Sonja Bata in 2006 poses for a portrait in the Bata Shoe Museum in Toronto.

Fernando Morales/The Globe and Mail

Built on the site of a former gas station on Toronto's Bloor Street West, the home for Bata's collection is not unlike the woman herself. Designed by architect Raymond Moriyama, the Bata Shoe Museum is grand but approachable. "I didn't want a huge museum; I wanted it to be a jewel of a museum," says Bata in the documentary. "We want to be the best in the world."

Bata Schmidt says that her father, who died in 2008 at age 93, was "immensely impressed and proud of the museum and would continue to be so." Pignal, who chairs the The Thomas Bata Foundation and splits her time between London and Lourmarin, France, adds, "My mother was the pride of my father in all her achievements, including the museum."

Sonja and Thomas at his 90th birthday in Èze, France.

Sonja and Thomas at his 90th birthday in Èze, France.

Bata now resides steps from the museum in a modern penthouse apartment. I was fortunate to visit her space with our mutual friend Mary Symons. (A Bata Shoe Museum board member, Symons was encouraged by Bata to get involved with the institution after the death of Symons' husband.
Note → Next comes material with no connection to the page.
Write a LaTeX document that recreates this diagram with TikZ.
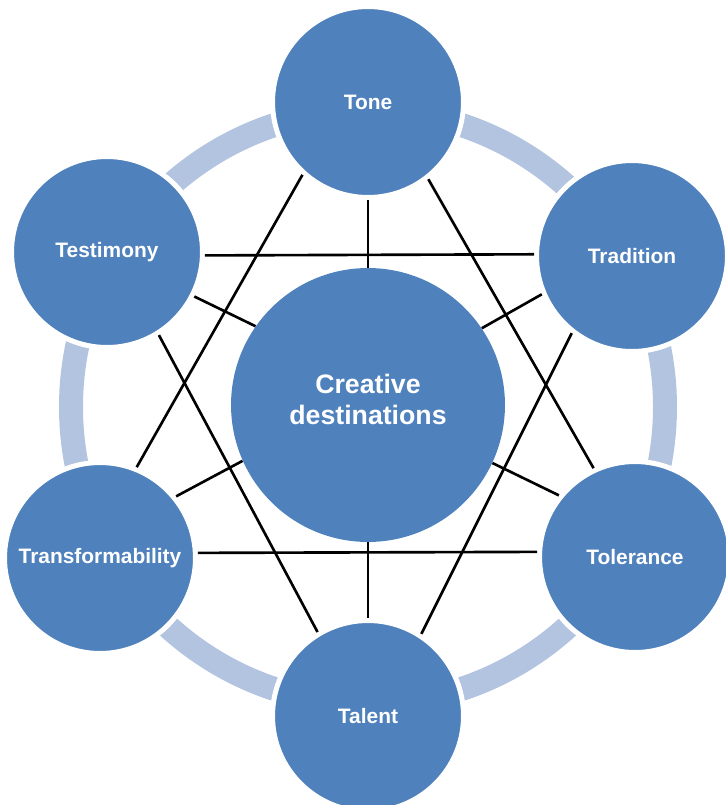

She calls Bata "one of the most important influences in my life.") In the flat, modern furniture by Charles and Ray Eames, Gio Ponti and Eero Saarinen are beautifully arranged, and works by Marc Chagall and Jean-Paul Riopelle fill the walls. "Whether it is my mother's clothes or her furnishings, she will choose things that are ageless, beautifully proportioned and beautifully made," says Pignal.

Bata's next of kin are spread around the world – her sense of travel and adventure, it seems, has passed on to subsequent generations. Her son Tom, who worked in the family business, is now retired and spends time in Switzerland and the south of France, while her daughter Rosemarie lives between Toronto and Orvieto, Italy. Grandson Charles Pignal lives in Singapore and is in the family business managing the company's heritage as group heritage director at Bata Group, while his brother Stanley lives in Mumbai and works as an editor at The Economist.

Christine's daughter Alexandra Weston works as director of brand and creative strategy at Holt Renfrew, a few blocks east of the museum (her marriage to Galen Weston Jr. marked a union of two influential Canadian families). Weston oversees H Project, a selection of fashion and home items that support culture, craft and artisans around the world. "My grandmother once said if you want to support a project and make a difference, don't just donate money, get involved," she says.

While she's no longer as active on Toronto's social scene as she used to be, Bata still visits her beloved museum once or twice a week depending on how she's feeling. There, she works with curators, the museum's board and a team of researchers whose work she underwrites in an effort to continue to preserve craft and culture. Bata's sense of style, purpose and determination is steadfast, her smile still broadens when she speaks about shoes. She continues to have the sort of fervent curiosity one can only hope to possess going into their 10th decade.